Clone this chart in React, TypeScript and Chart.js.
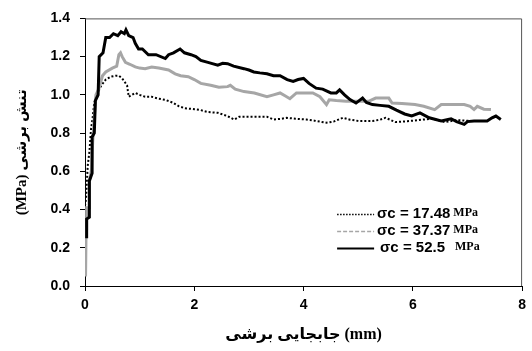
import React, { useEffect, useRef } from "react";
import { Chart, registerables } from "chart.js";

Chart.register(...registerables);

// σc = 17.48 MPa (dotted)
const x1748 = [0.0, 0.02, 0.05, 0.08, 0.11, 0.14, 0.17, 0.23, 0.3, 0.38, 0.47, 0.56, 0.62, 0.68, 0.77, 0.8, 0.86, 0.92, 1.0, 1.1, 1.22, 1.35, 1.47, 1.6, 1.72, 1.83, 2.0, 2.12, 2.25, 2.43, 2.6, 2.73, 2.82, 2.91, 3.1, 3.33, 3.45, 3.6, 3.69, 3.85, 4.05, 4.2, 4.42, 4.55, 4.72, 4.85, 5.02, 5.26, 5.4, 5.5, 5.68, 5.9, 6.1, 6.34, 6.58, 6.82, 7.06];
const y1748 = [0.42, 0.46, 0.63, 0.7, 0.82, 0.88, 0.96, 1.01, 1.05, 1.08, 1.095, 1.1, 1.1, 1.086, 1.05, 0.99, 1.0, 1.01, 1.0, 0.99, 0.99, 0.98, 0.974, 0.96, 0.94, 0.93, 0.925, 0.92, 0.91, 0.906, 0.89, 0.871, 0.885, 0.885, 0.885, 0.885, 0.871, 0.875, 0.88, 0.875, 0.871, 0.865, 0.854, 0.86, 0.88, 0.87, 0.863, 0.863, 0.87, 0.88, 0.858, 0.862, 0.868, 0.875, 0.858, 0.868, 0.863];

// σc = 37.37 MPa (gray)
const x3737 = [0.01, 0.02, 0.03, 0.08, 0.08, 0.12, 0.14, 0.17, 0.2, 0.25, 0.32, 0.38, 0.5, 0.58, 0.62, 0.65, 0.68, 0.74, 0.82, 0.92, 1.0, 1.1, 1.22, 1.35, 1.53, 1.65, 1.75, 1.89, 2.0, 2.12, 2.3, 2.45, 2.61, 2.66, 2.75, 2.91, 3.1, 3.33, 3.45, 3.57, 3.66, 3.75, 3.87, 4.0, 4.17, 4.3, 4.42, 4.47, 4.6, 4.78, 5.0, 5.19, 5.32, 5.56, 5.62, 5.8, 6.04, 6.2, 6.4, 6.52, 6.94, 7.05, 7.12, 7.18, 7.3, 7.43];
const y3737 = [0.05, 0.3, 0.41, 0.41, 0.55, 0.61, 0.75, 0.88, 1.0, 1.03, 1.1, 1.12, 1.14, 1.15, 1.21, 1.22, 1.2, 1.17, 1.16, 1.146, 1.14, 1.137, 1.146, 1.14, 1.13, 1.11, 1.1, 1.095, 1.08, 1.06, 1.05, 1.04, 1.043, 1.05, 1.03, 1.017, 1.01, 0.99, 1.0, 1.01, 0.995, 0.98, 1.01, 1.01, 1.01, 0.99, 0.949, 0.974, 0.97, 0.966, 0.966, 0.966, 0.983, 0.983, 0.957, 0.955, 0.949, 0.94, 0.923, 0.949, 0.949, 0.94, 0.923, 0.94, 0.925, 0.923];

// σc = 52.5 MPa (black)
const x525 = [0.03, 0.03, 0.08, 0.08, 0.13, 0.13, 0.17, 0.19, 0.24, 0.26, 0.33, 0.38, 0.45, 0.52, 0.6, 0.66, 0.72, 0.75, 0.8, 0.88, 0.92, 0.98, 1.05, 1.16, 1.3, 1.47, 1.53, 1.62, 1.74, 1.82, 1.94, 2.03, 2.12, 2.25, 2.43, 2.52, 2.61, 2.72, 2.91, 3.0, 3.09, 3.2, 3.33, 3.45, 3.57, 3.7, 3.81, 3.9, 4.0, 4.1, 4.23, 4.35, 4.5, 4.6, 4.66, 4.75, 4.85, 4.96, 5.08, 5.15, 5.26, 5.4, 5.56, 5.7, 5.85, 5.98, 6.13, 6.3, 6.52, 6.7, 6.8, 6.94, 7.0, 7.12, 7.36, 7.45, 7.52, 7.61];
const y525 = [0.25, 0.35, 0.36, 0.55, 0.59, 0.78, 0.8, 0.97, 1.0, 1.2, 1.22, 1.3, 1.3, 1.32, 1.31, 1.33, 1.32, 1.34, 1.31, 1.3, 1.27, 1.24, 1.24, 1.21, 1.21, 1.19, 1.21, 1.22, 1.24, 1.22, 1.21, 1.2, 1.18, 1.17, 1.155, 1.165, 1.163, 1.15, 1.137, 1.13, 1.12, 1.115, 1.11, 1.1, 1.1, 1.08, 1.07, 1.08, 1.086, 1.06, 1.035, 1.03, 1.01, 1.01, 1.026, 1.0, 0.975, 0.957, 0.983, 0.96, 0.949, 0.945, 0.94, 0.92, 0.9, 0.89, 0.906, 0.88, 0.863, 0.875, 0.86, 0.846, 0.86, 0.863, 0.863, 0.88, 0.889, 0.871];

const seriesValues = ["17.48", "37.37", "52.5"];
const xTicks = [0, 2, 4, 6, 8];
const yTicks = [0, 0.2, 0.4, 0.6, 0.8, 1.0, 1.2, 1.4];
const xTitle = "جابجایی برشی (mm)";
const yTitle = "(MPa) تنش برشی";

const zip = (xs: number[], ys: number[]) => xs.map((x, i) => ({ x, y: ys[i] }));

const framePlugin = {
  id: "frame",
  afterDatasetsDraw(chart: any) {
    const { ctx, chartArea: a } = chart;
    ctx.save();
    ctx.strokeStyle = "#555";
    ctx.lineWidth = 1;
    ctx.beginPath();
    ctx.moveTo(a.left, a.top + 0.5);
    ctx.lineTo(a.right - 0.5, a.top + 0.5);
    ctx.lineTo(a.right - 0.5, a.bottom);
    ctx.stroke();
    ctx.restore();
  },
};

const legendPlugin = {
  id: "customLegend",
  afterDraw(chart: any) {
    const { ctx, chartArea: a } = chart;
    const rows = chart.data.datasets.map((d: any) => d);
    ctx.save();
    const baseY = 214;
    rows.forEach((d: any, i: number) => {
      const y = baseY + i * 17;
      const sx1 = a.right - 185;
      const sx2 = a.right - 148;
      ctx.beginPath();
      ctx.strokeStyle = d.borderColor;
      ctx.lineWidth = i === 2 ? 2 : 1.5;
      ctx.setLineDash(i === 0 ? [1.5, 1.5] : i === 1 ? [4, 2] : []);
      ctx.moveTo(sx1, y + 0.5);
      ctx.lineTo(sx2, y + 0.5);
      ctx.stroke();
      ctx.setLineDash([]);
      ctx.fillStyle = "#000";
      ctx.textBaseline = "middle";
      ctx.textAlign = "left";
      ctx.font = "bold 15px 'Liberation Sans', Arial, sans-serif";
      const tx = a.right - 145 + (i === 2 ? 3 : 0);
      const main = "σc = " + seriesValues[i];
      ctx.fillText(main, tx, y);
      const w = ctx.measureText(main).width;
      ctx.font = "bold 12px 'Liberation Serif', 'Times New Roman', serif";
      ctx.fillText("MPa", tx + w + (i === 2 ? 10 : 3), y - 1);
    });
    ctx.restore();
  },
};

export default function App() {
  const ref = useRef<HTMLCanvasElement | null>(null);
  useEffect(() => {
    if (!ref.current) return;
    const tickFont = { family: "'Liberation Sans', Arial, sans-serif", size: 14, weight: "bold" as const };
    const chart = new Chart(ref.current, {
      type: "line",
      data: {
        datasets: [
          {
            label: "σc = " + seriesValues[0] + " MPa",
            data: zip(x1748, y1748),
            borderColor: "#000",
            borderWidth: 2,
            borderDash: [2, 2],
            pointRadius: 0,
            tension: 0,
            order: 2,
          },
          {
            label: "σc = " + seriesValues[1] + " MPa",
            data: zip(x3737, y3737),
            borderColor: "#a6a6a6",
            borderWidth: 3,
            pointRadius: 0,
            tension: 0,
            order: 1,
          },
          {
            label: "σc = " + seriesValues[2] + " MPa",
            data: zip(x525, y525),
            borderColor: "#000",
            borderWidth: 3,
            pointRadius: 0,
            tension: 0,
            order: 0,
          },
        ],
      },
      options: {
        responsive: false,
        animation: false,
        layout: { padding: { top: 14, right: 4, left: 0, bottom: 0 } },
        plugins: { legend: { display: false }, tooltip: { enabled: false } },
        scales: {
          x: {
            type: "linear",
            min: 0,
            max: 8,
            afterBuildTicks: (s: any) => {
              s.ticks = xTicks.map((v) => ({ value: v }));
            },
            afterFit: (s: any) => {
              s.height = 65;
            },
            ticks: { font: tickFont, color: "#000", padding: 6, maxRotation: 0 },
            grid: { drawOnChartArea: false, drawTicks: true, tickLength: 5, color: "#000" },
            border: { color: "#000", width: 1 },
            title: {
              display: true,
              text: xTitle,
              color: "#000",
              font: { family: "'Liberation Serif', 'DejaVu Sans', serif", size: 16, weight: "bold" },
              padding: { top: 0, bottom: 7 },
            },
          },
          y: {
            type: "linear",
            min: 0,
            max: 1.4,
            afterBuildTicks: (s: any) => {
              s.ticks = yTicks.map((v) => ({ value: v }));
            },
            afterFit: (s: any) => {
              s.width = 85;
            },
            ticks: {
              font: tickFont,
              color: "#000",
              padding: 10,
              callback: (v: any) => Number(v).toFixed(1),
            },
            grid: { drawOnChartArea: false, drawTicks: true, tickLength: 5, color: "#000" },
            border: { color: "#000", width: 1 },
            title: {
              display: true,
              text: yTitle,
              color: "#000",
              font: { family: "'Liberation Serif', 'DejaVu Sans', serif", size: 15, weight: "bold" },
              padding: { top: 13, bottom: 0 },
            },
          },
        },
      },
      plugins: [framePlugin, legendPlugin],
    });
    return () => chart.destroy();
  }, []);
  return (
    <div style={{ position: "absolute", left: 0, top: 0, width: 532, height: 351, background: "#fff" }}>
      <canvas ref={ref} width={532} height={351} style={{ display: "block" }} />
    </div>
  );
}
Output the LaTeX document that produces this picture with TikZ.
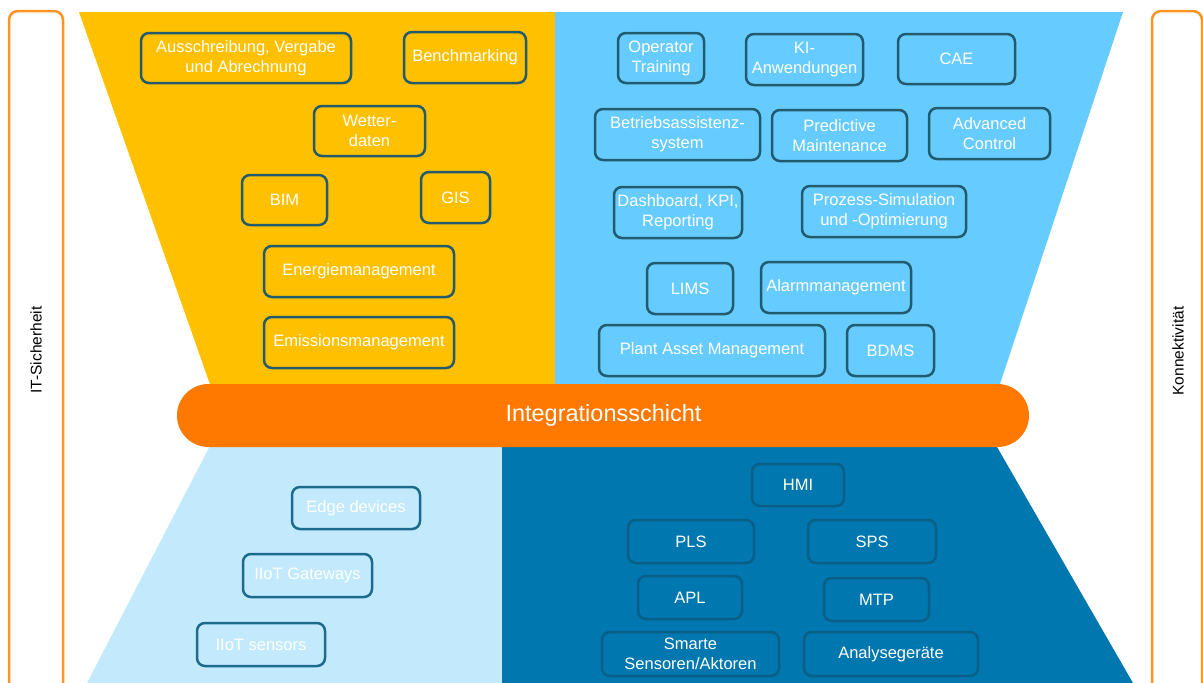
\documentclass[tikz,border=0pt]{standalone}
\usepackage{fontspec}
\setmainfont{Liberation Sans}
\definecolor{yellowC}{HTML}{FFC000}
\definecolor{skyC}{HTML}{66CCFF}
\definecolor{orangeC}{HTML}{FF7800}
\definecolor{paleC}{HTML}{C2EAFC}
\definecolor{deepC}{HTML}{0077AE}
\definecolor{sideC}{HTML}{FF9422}
\definecolor{topB}{HTML}{225A6E}
\definecolor{paleB}{HTML}{1C6B8E}
\definecolor{deepB}{HTML}{0A5F87}
\tikzset{
  box/.style={draw=topB, line width=2.5pt, rounded corners=8pt, inner sep=0pt,
    text=white, align=center, font=\fontsize{16.5}{20}\selectfont},
  palebox/.style={box, draw=paleB},
  deepbox/.style={box, draw=deepB},
  sidebar/.style={draw=sideC, line width=2.5pt, rounded corners=9pt, fill=white},
  sidelabel/.style={rotate=90, text=black, font=\fontsize{15.5}{18}\selectfont}
}
\begin{document}
\begin{tikzpicture}[x=1pt,y=-1pt]
\useasboundingbox (0,0) rectangle (1203,683);
\clip (0,0) rectangle (1203,683);
\fill[white] (0,0) rectangle (1203,683);
% side bars
\draw[sidebar] (9,11) rectangle (63,710);
\draw[sidebar] (1152,11) rectangle (1202,710);
\node[sidelabel] (itsec) at (36,350) {IT-Sicherheit};
\node[sidelabel] (konn) at (1178,351) {Konnektivität};
% regions
\fill[yellowC] (79,12) -- (555,12) -- (555,390) -- (212,390) -- cycle;
\fill[skyC] (555,12) -- (1123,12) -- (998,390) -- (555,390) -- cycle;
\fill[paleC] (213,440) -- (502,440) -- (502,683) -- (87,683) -- cycle;
\fill[deepC] (502,440) -- (993,440) -- (1133,683) -- (502,683) -- cycle;
% integration layer
\node[fill=orangeC, rounded corners=31.5pt, minimum width=852pt, minimum height=63pt,
  inner sep=0pt] (integ) at (603,415.5) {};
\node[text=white, font=\fontsize{23.5}{26}\selectfont] (integtext) at (603.5,415) {Integrationsschicht};
% yellow boxes
\node[box, minimum width=210, minimum height=50] (ausschr) at (246,58) {Ausschreibung, Vergabe\\und Abrechnung};
\node[box, minimum width=122, minimum height=51] (bench) at (465,57.5) {Benchmarking};
\node[box, minimum width=111, minimum height=50] (wetter) at (369.5,131) {Wetter-\\daten};
\node[box, minimum width=85, minimum height=50] (bim) at (284.5,200) {BIM};
\node[box, minimum width=69, minimum height=51] (gis) at (455.5,197.5) {GIS};
\node[box, minimum width=190, minimum height=51] (energie) at (359,271.5) {Energiemanagement};
\node[box, minimum width=190, minimum height=51] (emission) at (359,342.5) {Emissionsmanagement};
% sky boxes
\node[box, minimum width=86, minimum height=50] (operator) at (661,58) {Operator\\Training};
\node[box, minimum width=117, minimum height=51] (ki) at (804.5,59.5) {KI-\\Anwendungen};
\node[box, minimum width=117, minimum height=50] (cae) at (956.5,59) {CAE};
\node[box, minimum width=165, minimum height=51] (betrieb) at (677.5,134.5) {Betriebsassistenz-\\system};
\node[box, minimum width=135, minimum height=51] (predictive) at (839.5,135.5) {Predictive\\Maintenance};
\node[box, minimum width=121, minimum height=51] (advanced) at (989.5,133.5) {Advanced\\Control};
\node[box, minimum width=128, minimum height=51] (dashboard) at (678,212.5) {Dashboard, KPI,\\Reporting};
\node[box, minimum width=164, minimum height=51] (prozess) at (884,211.5) {Prozess-Simulation\\und -Optimierung};
\node[box, minimum width=86, minimum height=51] (lims) at (690,288.5) {LIMS};
\node[box, minimum width=150, minimum height=51] (alarm) at (836,287.5) {Alarmmanagement};
\node[box, minimum width=226, minimum height=51] (plant) at (712,350.5) {Plant Asset Management};
\node[box, minimum width=87, minimum height=51] (bdms) at (890.5,350.5) {BDMS};
% pale boxes
\node[palebox, minimum width=128, minimum height=42] (edge) at (356,508) {Edge devices};
\node[palebox, minimum width=129, minimum height=43] (gateways) at (307.5,575.5) {IIoT Gateways};
\node[palebox, minimum width=128, minimum height=43] (sensors) at (261,644.5) {IIoT sensors};
% deep boxes
\node[deepbox, minimum width=92, minimum height=42] (hmi) at (798,485) {HMI};
\node[deepbox, minimum width=126, minimum height=43] (pls) at (691,541.5) {PLS};
\node[deepbox, minimum width=128, minimum height=43] (sps) at (872,541.5) {SPS};
\node[deepbox, minimum width=104, minimum height=43] (apl) at (690,597.5) {APL};
\node[deepbox, minimum width=105, minimum height=43] (mtp) at (876.5,599.5) {MTP};
\node[deepbox, minimum width=177, minimum height=44] (smarte) at (690.5,654) {Smarte\\Sensoren/Aktoren};
\node[deepbox, minimum width=174, minimum height=44] (analyse) at (891,654) {Analysegeräte};
\end{tikzpicture}
\end{document}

━━━

Please quote the lines of the material, beginning with the first and ending with the one that contains "0.858, 0.868, 0.863];", exactly as written and without any pictures.

RESPONSE TO THIS EXERCISE
Clone this chart in React, TypeScript and Chart.js.
import React, { useEffect, useRef } from "react";
import { Chart, registerables } from "chart.js";

Chart.register(...registerables);

// σc = 17.48 MPa (dotted)
const x1748 = [0.0, 0.02, 0.05, 0.08, 0.11, 0.14, 0.17, 0.23, 0.3, 0.38, 0.47, 0.56, 0.62, 0.68, 0.77, 0.8, 0.86, 0.92, 1.0, 1.1, 1.22, 1.35, 1.47, 1.6, 1.72, 1.83, 2.0, 2.12, 2.25, 2.43, 2.6, 2.73, 2.82, 2.91, 3.1, 3.33, 3.45, 3.6, 3.69, 3.85, 4.05, 4.2, 4.42, 4.55, 4.72, 4.85, 5.02, 5.26, 5.4, 5.5, 5.68, 5.9, 6.1, 6.34, 6.58, 6.82, 7.06];
const y1748 = [0.42, 0.46, 0.63, 0.7, 0.82, 0.88, 0.96, 1.01, 1.05, 1.08, 1.095, 1.1, 1.1, 1.086, 1.05, 0.99, 1.0, 1.01, 1.0, 0.99, 0.99, 0.98, 0.974, 0.96, 0.94, 0.93, 0.925, 0.92, 0.91, 0.906, 0.89, 0.871, 0.885, 0.885, 0.885, 0.885, 0.871, 0.875, 0.88, 0.875, 0.871, 0.865, 0.854, 0.86, 0.88, 0.87, 0.863, 0.863, 0.87, 0.88, 0.858, 0.862, 0.868, 0.875, 0.858, 0.868, 0.863];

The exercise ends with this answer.